## PROVIDED ENTRIES
□ □ □

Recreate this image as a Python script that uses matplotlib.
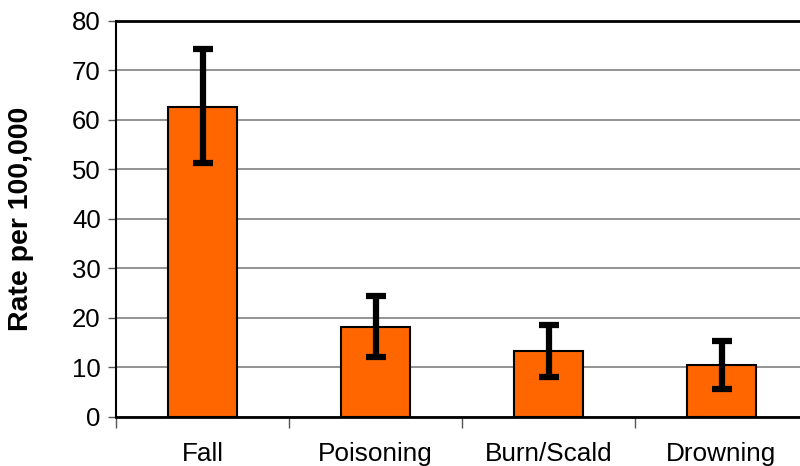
import matplotlib.pyplot as plt
import numpy as np

plt.rcParams['font.family'] = ['Liberation Sans', 'DejaVu Sans']

# donnees
categories = ["Fall", "Poisoning", "Burn/Scald", "Drowning"]
rates = [62.6, 18.1, 13.3, 10.4]
ci_low = [51.3, 12.1, 8.0, 5.6]
ci_high = [74.3, 24.3, 18.5, 15.3]

x = np.arange(len(categories))
err = [np.array(rates) - np.array(ci_low), np.array(ci_high) - np.array(rates)]

fig = plt.figure(figsize=(8, 4.66), dpi=100)
ax = fig.add_axes([0.145, 0.106, 0.865, 0.849])

ax.bar(x, rates, width=0.4, color="#FF6600", edgecolor="black", linewidth=1.5, zorder=3)
eb = ax.errorbar(x, rates, yerr=err, fmt="none", ecolor="black", elinewidth=4.5,
                 capsize=7, capthick=4.5, zorder=4)
for c in eb[1]:
    c.set_solid_capstyle("round")

ax.set_xlim(-0.5, len(categories) - 0.5)
ax.set_ylim(0, 80)
ax.set_yticks(range(0, 81, 10))
ax.yaxis.grid(True, color="#808080", linewidth=1.2, zorder=0)
ax.set_axisbelow(True)

# ticks entre categories, labels au centre
ax.set_xticks(x)
ax.set_xticklabels(categories, fontsize=18.8)
ax.tick_params(axis="x", which="major", length=0, pad=18)
ax.set_xticks(np.arange(-0.5, len(categories), 1.0), minor=True)
ax.tick_params(axis="x", which="minor", length=8, width=1, color="#555555")
ax.tick_params(axis="y", labelsize=18.5, length=6, width=1, color="#555555", pad=5)

ax.set_ylabel("Rate per 100,000", fontsize=20.5, fontweight="bold", labelpad=27)

for s in ["top", "bottom"]:
    ax.spines[s].set_linewidth(2)
ax.spines["left"].set_linewidth(1.5)
ax.spines["right"].set_visible(False)

fig.savefig("out.png", dpi=100)
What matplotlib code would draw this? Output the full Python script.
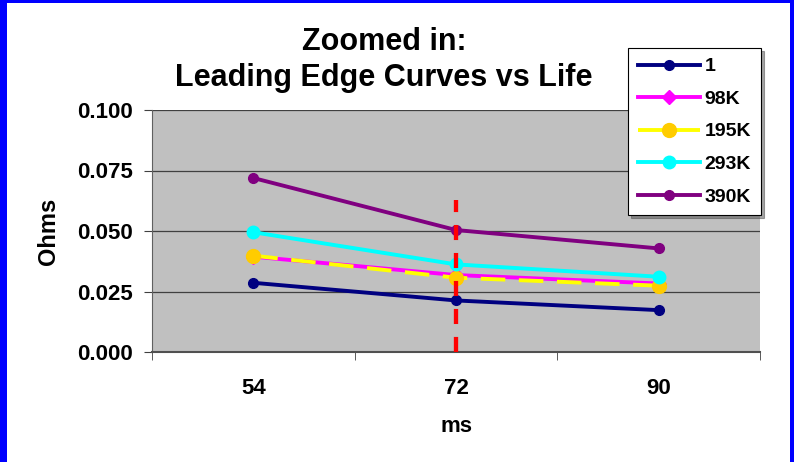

□ □ □

## THE TASK
Without including any pictures, output all the entries above exactly.

## SOLVED PROBLEM
Recreate this image as a Python script that uses matplotlib.
import matplotlib.pyplot as plt
import numpy as np

plt.rcParams['font.family'] = ['Liberation Sans', 'DejaVu Sans']

# donnees
categories = ["Fall", "Poisoning", "Burn/Scald", "Drowning"]
rates = [62.6, 18.1, 13.3, 10.4]
ci_low = [51.3, 12.1, 8.0, 5.6]
ci_high = [74.3, 24.3, 18.5, 15.3]

x = np.arange(len(categories))
err = [np.array(rates) - np.array(ci_low), np.array(ci_high) - np.array(rates)]

fig = plt.figure(figsize=(8, 4.66), dpi=100)
ax = fig.add_axes([0.145, 0.106, 0.865, 0.849])

ax.bar(x, rates, width=0.4, color="#FF6600", edgecolor="black", linewidth=1.5, zorder=3)
eb = ax.errorbar(x, rates, yerr=err, fmt="none", ecolor="black", elinewidth=4.5,
                 capsize=7, capthick=4.5, zorder=4)
for c in eb[1]:
    c.set_solid_capstyle("round")

ax.set_xlim(-0.5, len(categories) - 0.5)
ax.set_ylim(0, 80)
ax.set_yticks(range(0, 81, 10))
ax.yaxis.grid(True, color="#808080", linewidth=1.2, zorder=0)
ax.set_axisbelow(True)

# ticks entre categories, labels au centre
ax.set_xticks(x)
ax.set_xticklabels(categories, fontsize=18.8)
ax.tick_params(axis="x", which="major", length=0, pad=18)
ax.set_xticks(np.arange(-0.5, len(categories), 1.0), minor=True)
ax.tick_params(axis="x", which="minor", length=8, width=1, color="#555555")
ax.tick_params(axis="y", labelsize=18.5, length=6, width=1, color="#555555", pad=5)

ax.set_ylabel("Rate per 100,000", fontsize=20.5, fontweight="bold", labelpad=27)

for s in ["top", "bottom"]:
    ax.spines[s].set_linewidth(2)
ax.spines["left"].set_linewidth(1.5)
ax.spines["right"].set_visible(False)

fig.savefig("out.png", dpi=100)
What matplotlib code would draw this? Output the full Python script.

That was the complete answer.